= Illegal sand trade =

The illegal trade or black market of sand, which fulfills demand caused by increased construction worldwide, pulls in anywhere between $200B and $350B a year.

== Motivations ==
The global construction boom has created a demand for sand, the chief ingredient for making concrete. However, sand mining has been restricted or banned in many places due to environmental concerns. These factors have contributed to the illegal trade of sand, which has become lucrative.

== Sand mafias ==
Due to the high price point which sand can fetch on the illegal market, some mafias and gangs have organized around the illegal sand trade. These groups are involved in smuggling, illegal activities, and sometimes violence. Such groups are often referred to as the sand mafia.
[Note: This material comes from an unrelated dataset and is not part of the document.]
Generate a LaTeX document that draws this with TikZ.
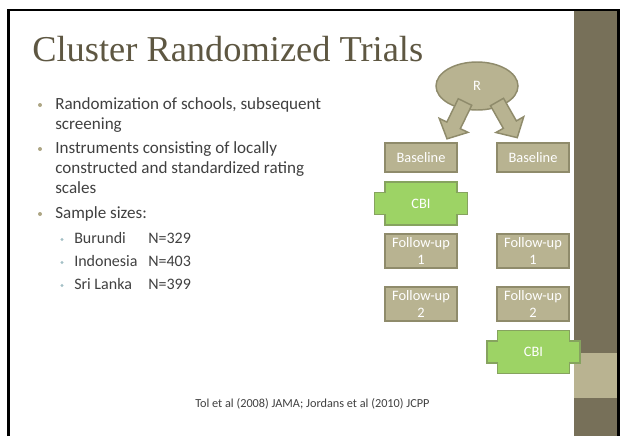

Countries affected by sand mafias or other violence related to the illegal sand trade include, but are not limited to, Algeria, Brazil, Colombia, The Gambia, Ghana, India, Kenya, Mexico, Morocco, and Nigeria.

== Illegal mining ==
Sand is usually mined by companies and sold legally, but the construction boom has led to small illegal gangs mining and selling sand illegally. Illegal mining is performed both by sand mafias and by locals.

Between 1990 and 2021, illegal mining was recorded in 35 African countries. Illegal mining has also been recorded in the Mekong Delta of Vietnam. In Morocco, approximately half of the sand used in local construction annually is illegally mined.